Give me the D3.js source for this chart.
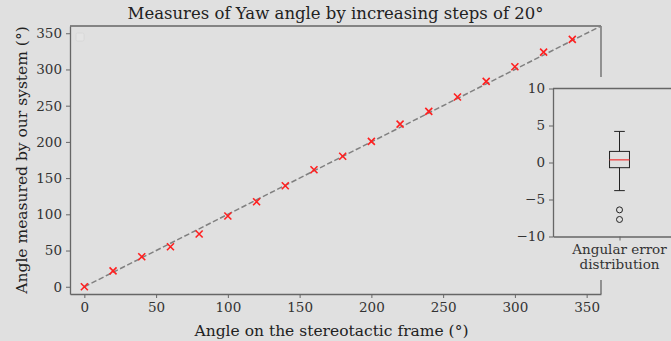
<!DOCTYPE html>
<html>
<head>
<meta charset="utf-8">
<script src="https://cdn.jsdelivr.net/npm/d3@7"></script>
<style>
  body { margin: 0; background: #e0e0e0; }
  svg { display: block; font-family: "DejaVu Serif", serif; }
</style>
</head>
<body>
<div id="chart"></div>
<script>
const width = 671;
const height = 341;

// reference angles on the frame and what our system measured
const frameAngles = [0, 20, 40, 60, 80, 100, 120, 140, 160, 180, 200, 220, 240, 260, 280, 300, 320, 340];
const measuredAngles = [0, 22, 41.5, 55.3, 72.8, 97.7, 117.4, 139.5, 161.6, 180.1, 200.8, 224.5, 242.2, 262, 283.6, 303.8, 324, 341.6];
const idealLine = [0, 360];
const xTicks = [0, 50, 100, 150, 200, 250, 300, 350];
const yTicks = [0, 50, 100, 150, 200, 250, 300, 350];

// boxplot of the angular error
const errWhiskers = [-3.8, 4.2];
const errBox = [-0.7, 1.5];
const errMedian = 0.36;
const errOutliers = [-6.4, -7.7];
const errTicks = [-10, -5, 0, 5, 10];

const svg = d3.select("#chart")
  .append("svg")
  .attr("width", width)
  .attr("height", height);

svg.append("rect").attr("width", width).attr("height", height).attr("fill", "#e0e0e0");

const x = d3.scaleLinear().domain([-10, 360]).range([70, 601]);
const y = d3.scaleLinear().domain([-10, 360]).range([294, 26]);

const spine = "#666";
const txt = "#333";

// main axes
const xAxis = svg.append("g")
  .attr("transform", `translate(0,${y.range()[0]})`)
  .call(d3.axisBottom(x).tickValues(xTicks).tickSize(4).tickPadding(4).tickSizeOuter(0));
const yAxis = svg.append("g")
  .attr("transform", `translate(${x.range()[0]},0)`)
  .call(d3.axisLeft(y).tickValues(yTicks).tickSize(4).tickPadding(4).tickSizeOuter(0));

[xAxis, yAxis].forEach(a => {
  a.select(".domain").attr("stroke", spine).attr("stroke-width", 1.3);
  a.selectAll(".tick line").attr("stroke", spine);
  a.selectAll(".tick text").attr("fill", txt).style("font-size", "13.5px").style("font-family", "DejaVu Serif, serif");
});

// top and right spines
svg.append("line")
  .attr("x1", x(-10)).attr("x2", x(360)).attr("y1", y(360)).attr("y2", y(360))
  .attr("stroke", spine).attr("stroke-width", 1.3);
svg.append("line")
  .attr("x1", x(360)).attr("x2", x(360)).attr("y1", y(-10)).attr("y2", y(360))
  .attr("stroke", spine).attr("stroke-width", 1.3);

// empty legend box
svg.append("rect")
  .attr("x", 76).attr("y", 33).attr("width", 8).attr("height", 8).attr("rx", 1.5)
  .attr("fill", "#e4e4e4").attr("stroke", "#d6d6d6").attr("stroke-width", 0.8);

// ideal line
svg.append("line")
  .attr("x1", x(idealLine[0])).attr("y1", y(idealLine[0]))
  .attr("x2", x(idealLine[1])).attr("y2", y(idealLine[1]))
  .attr("stroke", "#808080").attr("stroke-width", 1.5)
  .attr("stroke-dasharray", "5.5,2.5");

// measured points as x markers
const s = 3.5;
svg.append("g")
  .selectAll("path")
  .data(frameAngles.map((a, i) => [a, measuredAngles[i]]))
  .join("path")
  .attr("d", d => {
    const px = x(d[0]), py = y(d[1]);
    return `M${px - s},${py - s}L${px + s},${py + s}M${px - s},${py + s}L${px + s},${py - s}`;
  })
  .attr("stroke", "#ff2020").attr("stroke-width", 1.6).attr("fill", "none");

// titles
svg.append("text")
  .attr("x", (x.range()[0] + x.range()[1]) / 2).attr("y", 18.5)
  .attr("text-anchor", "middle").attr("fill", "#222")
  .style("font-size", "16.5px")
  .text("Measures of Yaw angle by increasing steps of 20°");

svg.append("text")
  .attr("x", (x.range()[0] + x.range()[1]) / 2 - 4).attr("y", 335.5)
  .attr("text-anchor", "middle").attr("fill", "#222")
  .style("font-size", "15.5px")
  .text("Angle on the stereotactic frame (°)");

svg.append("text")
  .attr("transform", `translate(27,${(y.range()[0] + y.range()[1]) / 2}) rotate(-90)`)
  .attr("text-anchor", "middle").attr("fill", "#222")
  .style("font-size", "15.5px")
  .text("Angle measured by our system (°)");

// inset panel covering part of the main axes
svg.append("rect")
  .attr("x", 516).attr("y", 77).attr("width", width - 516).attr("height", 203)
  .attr("fill", "#e0e0e0");

const ix = d3.scaleLinear().domain([0.5, 1.5]).range([553, 686]);
const iy = d3.scaleLinear().domain([-10, 10]).range([236.5, 88.5]);

const inset = svg.append("g");
const iyAxis = inset.append("g")
  .attr("transform", `translate(${ix.range()[0]},0)`)
  .call(d3.axisLeft(iy).tickValues(errTicks).tickFormat(d => d < 0 ? "\u2212" + Math.abs(d) : d)
    .tickSize(4).tickPadding(4).tickSizeOuter(0));
const ixAxis = inset.append("g")
  .attr("transform", `translate(0,${iy.range()[0]})`)
  .call(d3.axisBottom(ix).tickValues([1]).tickFormat("").tickSize(4).tickSizeOuter(0));
[iyAxis, ixAxis].forEach(a => {
  a.select(".domain").attr("stroke", spine).attr("stroke-width", 1.3);
  a.selectAll(".tick line").attr("stroke", spine);
  a.selectAll(".tick text").attr("fill", txt).style("font-size", "13.5px").style("font-family", "DejaVu Serif, serif");
});
inset.append("line")
  .attr("x1", ix.range()[0]).attr("x2", width).attr("y1", iy(10)).attr("y2", iy(10))
  .attr("stroke", spine).attr("stroke-width", 1.3);

const xlabel = inset.append("text")
  .attr("x", ix(1)).attr("text-anchor", "middle").attr("fill", txt)
  .style("font-size", "13.5px");
xlabel.append("tspan").attr("x", ix(1)).attr("y", 253.5).text("Angular error");
xlabel.append("tspan").attr("x", ix(1)).attr("y", 268.5).text("distribution");

// box and whiskers
const cx = ix(1);
const boxW = ix(1.075) - ix(1);
const capW = ix(1.04) - ix(1);
const boxColor = "#222";
inset.append("line")
  .attr("x1", cx).attr("x2", cx).attr("y1", iy(errWhiskers[1])).attr("y2", iy(errBox[1]))
  .attr("stroke", boxColor);
inset.append("line")
  .attr("x1", cx).attr("x2", cx).attr("y1", iy(errBox[0])).attr("y2", iy(errWhiskers[0]))
  .attr("stroke", boxColor);
errWhiskers.forEach(w => {
  inset.append("line")
    .attr("x1", cx - capW).attr("x2", cx + capW).attr("y1", iy(w)).attr("y2", iy(w))
    .attr("stroke", boxColor);
});
inset.append("rect")
  .attr("x", cx - boxW).attr("width", 2 * boxW)
  .attr("y", iy(errBox[1])).attr("height", iy(errBox[0]) - iy(errBox[1]))
  .attr("fill", "none").attr("stroke", boxColor);
inset.append("line")
  .attr("x1", cx - boxW).attr("x2", cx + boxW).attr("y1", iy(errMedian)).attr("y2", iy(errMedian))
  .attr("stroke", "#f04040").attr("stroke-width", 1.3);
inset.selectAll("circle.out")
  .data(errOutliers)
  .join("circle")
  .attr("class", "out")
  .attr("cx", cx).attr("cy", d => iy(d)).attr("r", 3)
  .attr("fill", "none").attr("stroke", boxColor);
</script>
</body>
</html>
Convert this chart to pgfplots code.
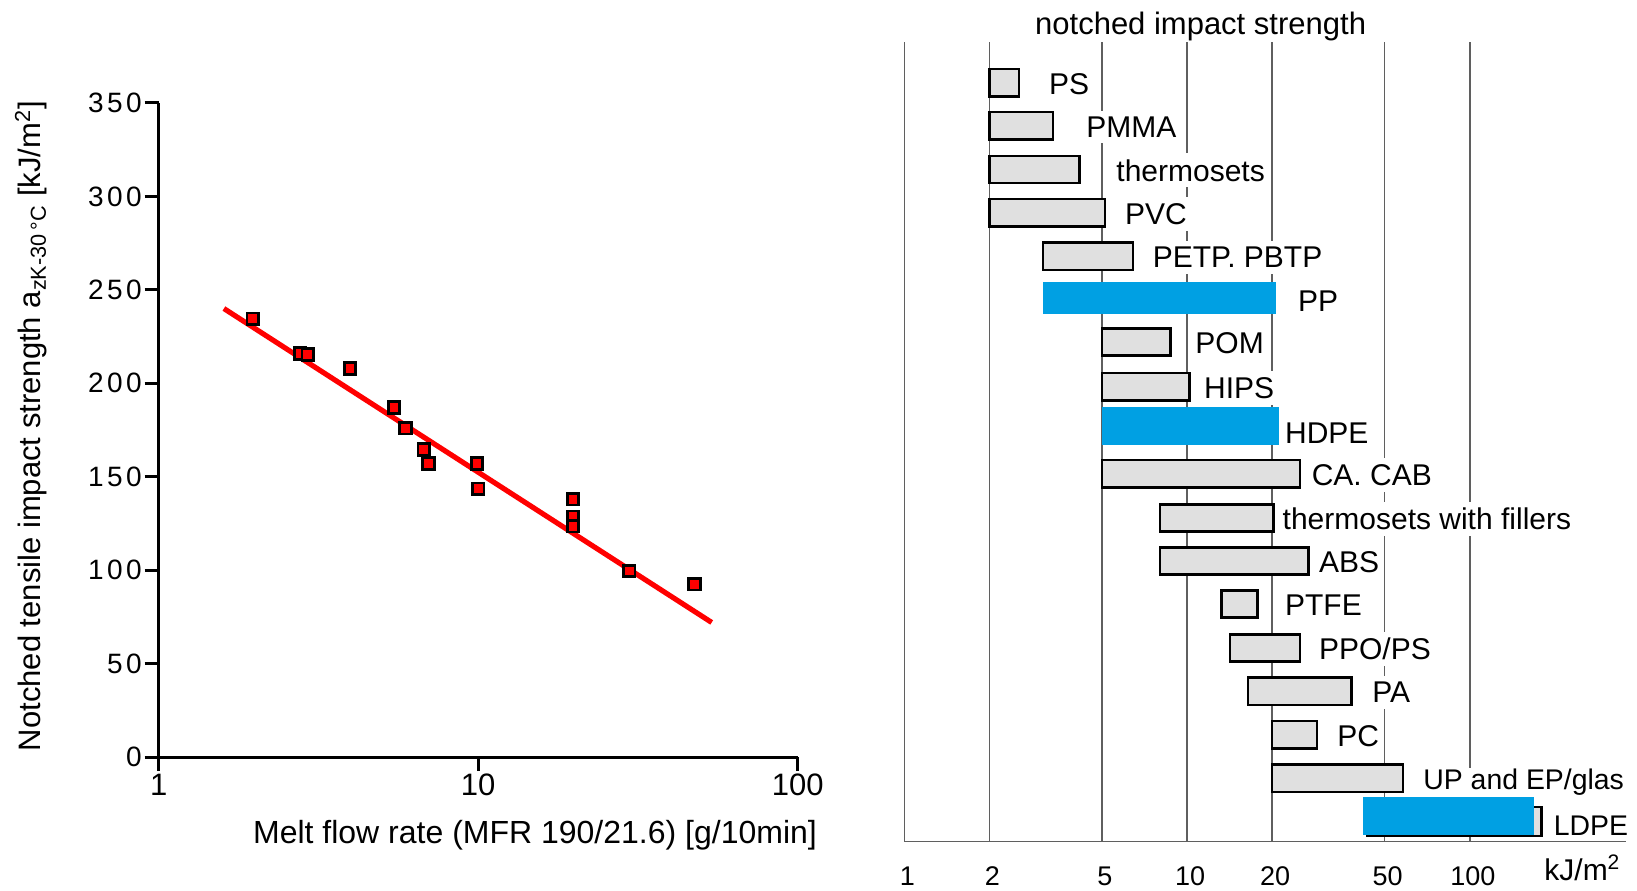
\documentclass[border=0pt]{standalone}
\usepackage{fontspec}
\setmainfont{Liberation Sans}
\newfontfamily\ytf{Liberation Sans}[LetterSpace=12]
\usepackage{pgfplots}
\pgfplotsset{compat=1.18}
\definecolor{barblue}{RGB}{0,160,227}
\definecolor{bargray}{RGB}{224,224,224}
\definecolor{gridgray}{RGB}{95,95,95}
\newcommand{\rbar}[5]{\addplot[#5] coordinates {(#1,#3) (#2,#3) (#2,#4) (#1,#4)} -- cycle;}
\newcommand{\lf}{\fontsize{15}{18}\selectfont}
\begin{document}
\begin{tikzpicture}[x=1pt,y=1pt]
\useasboundingbox (0,0) rectangle (818.5,445);

% ---------------- left panel ----------------
\begin{axis}[
 at={(79.35pt,66.5pt)}, anchor=south west,
 scale only axis, width=319.5pt, height=327pt,
 xmode=log, xmin=1, xmax=100, ymin=0, ymax=350,
 axis lines=left, axis line style={-, line width=1.5pt, black},
 xtick={1,10,100}, xticklabels={1,10,100}, xminorticks=false,
 ytick={0,50,100,150,200,250,300,350},
 yticklabels={0,50,100,150,200,250,300,350},
 tick align=outside, major tick length=7pt,
 tick style={line width=1.5pt, black},
 xticklabel style={font=\fontsize{15.5}{18}\selectfont, yshift=2pt},
 yticklabel style={font=\fontsize{14}{16}\ytf, xshift=2pt},
 clip=false,
]
\addplot[red, line width=2.6pt] coordinates {(1.6,240) (53.8,72)};
\addplot[only marks, mark=square*, mark size=2.9pt,
  mark options={fill=red, draw=black, line width=1.4pt}] coordinates {
 (1.97,234.5) (2.77,216) (2.93,215.5) (3.97,208) (5.45,187) (5.93,176)
 (6.76,164.5) (6.99,157) (9.92,157) (10.0,143.5) (19.8,138) (19.8,128.5)
 (19.8,123.5) (29.7,99.5) (47.5,92.5)};
\end{axis}
\node[rotate=90, font=\fontsize{15.5}{18}\selectfont] at (15.5,232)
 {Notched tensile impact strength a\textsubscript{zK-30\,°C} [kJ/m\textsuperscript{2}]};
\node[anchor=base, font=\fontsize{16}{19}\selectfont] at (267.5,23.35)
 {Melt flow rate (MFR 190/21.6) [g/10min]};

% ---------------- right panel ----------------
\begin{axis}[
 at={(452.2pt,24.15pt)}, anchor=south west,
 scale only axis, width=360.55pt, height=400pt,
 xmode=log, xmin=1, xmax=355.5, ymin=24.15, ymax=424.15,
 axis lines=left, axis line style={-, gridgray, line width=0.7pt},
 xtick={1,2,5,10,20,50,100}, xticklabels={1,2,5,10,20,50,100}, xminorticks=false,
 ytick=\empty,
 xmajorgrids, grid style={gridgray, line width=0.7pt},
 major tick length=0pt,
 xticklabel style={font=\fontsize{13.5}{16}\selectfont, anchor=base, yshift=-21.65pt, xshift=1.5pt},
 clip=false,
 gbar/.style={fill=bargray, draw=black, line width=1.3pt},
 bbar/.style={fill=barblue, draw=none},
]
\rbar{2}{2.54}{396.8}{410.4}{gbar}
\rbar{2}{3.35}{375.3}{388.9}{gbar}
\rbar{2}{4.16}{353.45}{367.05}{gbar}
\rbar{2}{5.13}{331.8}{345.4}{gbar}
\rbar{3.09}{6.43}{310.05}{323.65}{gbar}
\rbar{3.09}{20.6}{287.85}{303.85}{bbar}
\rbar{5}{8.74}{267.2}{280.8}{gbar}
\rbar{5}{10.2}{244.85}{258.45}{gbar}
\rbar{5}{21.2}{222.5}{241.35}{bbar}
\rbar{5}{25.1}{201.35}{214.95}{gbar}
\rbar{8.03}{20.2}{179.3}{192.9}{gbar}
\rbar{8.03}{26.9}{157.7}{171.3}{gbar}
\rbar{13.25}{17.7}{136.2}{149.8}{gbar}
\rbar{14.2}{25.1}{114.2}{127.8}{gbar}
\rbar{16.4}{38.1}{92.55}{106.15}{gbar}
\rbar{20}{28.8}{70.85}{84.45}{gbar}
\rbar{20}{58.1}{49.05}{62.65}{gbar}
\rbar{43.3}{179.5}{27.0}{41.5}{gbar}
\rbar{42.0}{168.7}{27.5}{46.65}{bbar}
\end{axis}

\tikzset{lab/.style={anchor=base west, inner xsep=1pt, inner ysep=3pt, fill=white, font=\lf}}
\node[lab] at (523.35,397.8) {PS};
\node[lab] at (542,376.3) {PMMA};
\node[lab] at (557,354.45) {thermosets};
\node[lab] at (561.4,332.8) {PVC};
\node[lab] at (575.2,311.05) {PETP. PBTP};
\node[lab] at (647.9,289.15) {PP};
\node[lab] at (596.5,268.2) {POM};
\node[lab] at (600.9,245.85) {HIPS};
\node[lab] at (641.35,223.35) {HDPE};
\node[lab] at (654.7,202.35) {CA. CAB};
\node[lab] at (640.15,180.3) {thermosets with fillers};
\node[lab] at (658.35,158.7) {ABS};
\node[lab] at (641.35,137.2) {PTFE};
\node[lab] at (658.35,115.2) {PPO/PS};
\node[lab] at (685,93.55) {PA};
\node[lab] at (667.5,71.85) {PC};
\node[lab, inner ysep=0.5pt, font=\fontsize{14.2}{17}\selectfont] at (710.5,50.05) {UP and EP/glas};
\node[lab, inner ysep=0.5pt, font=\fontsize{14.2}{17}\selectfont] at (775.7,27.5) {LDPE};
\node[anchor=base, font=\fontsize{15.5}{18}\selectfont] at (600.3,427.85) {notched impact strength};
\node[anchor=base west, inner sep=0pt, font=\lf] at (772,5) {kJ/m\textsuperscript{2}};
\end{tikzpicture}
\end{document}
+++
Goal:
Every line from the top of the material above through the line with "const y = d3.scaleLinear().domain([-10, 360]).range([294, 26]);" should be duplicated exactly, please; leave out the pictures.

Result:
Give me the D3.js source for this chart.
<!DOCTYPE html>
<html>
<head>
<meta charset="utf-8">
<script src="https://cdn.jsdelivr.net/npm/d3@7"></script>
<style>
  body { margin: 0; background: #e0e0e0; }
  svg { display: block; font-family: "DejaVu Serif", serif; }
</style>
</head>
<body>
<div id="chart"></div>
<script>
const width = 671;
const height = 341;

// reference angles on the frame and what our system measured
const frameAngles = [0, 20, 40, 60, 80, 100, 120, 140, 160, 180, 200, 220, 240, 260, 280, 300, 320, 340];
const measuredAngles = [0, 22, 41.5, 55.3, 72.8, 97.7, 117.4, 139.5, 161.6, 180.1, 200.8, 224.5, 242.2, 262, 283.6, 303.8, 324, 341.6];
const idealLine = [0, 360];
const xTicks = [0, 50, 100, 150, 200, 250, 300, 350];
const yTicks = [0, 50, 100, 150, 200, 250, 300, 350];

// boxplot of the angular error
const errWhiskers = [-3.8, 4.2];
const errBox = [-0.7, 1.5];
const errMedian = 0.36;
const errOutliers = [-6.4, -7.7];
const errTicks = [-10, -5, 0, 5, 10];

const svg = d3.select("#chart")
  .append("svg")
  .attr("width", width)
  .attr("height", height);

svg.append("rect").attr("width", width).attr("height", height).attr("fill", "#e0e0e0");

const x = d3.scaleLinear().domain([-10, 360]).range([70, 601]);
const y = d3.scaleLinear().domain([-10, 360]).range([294, 26]);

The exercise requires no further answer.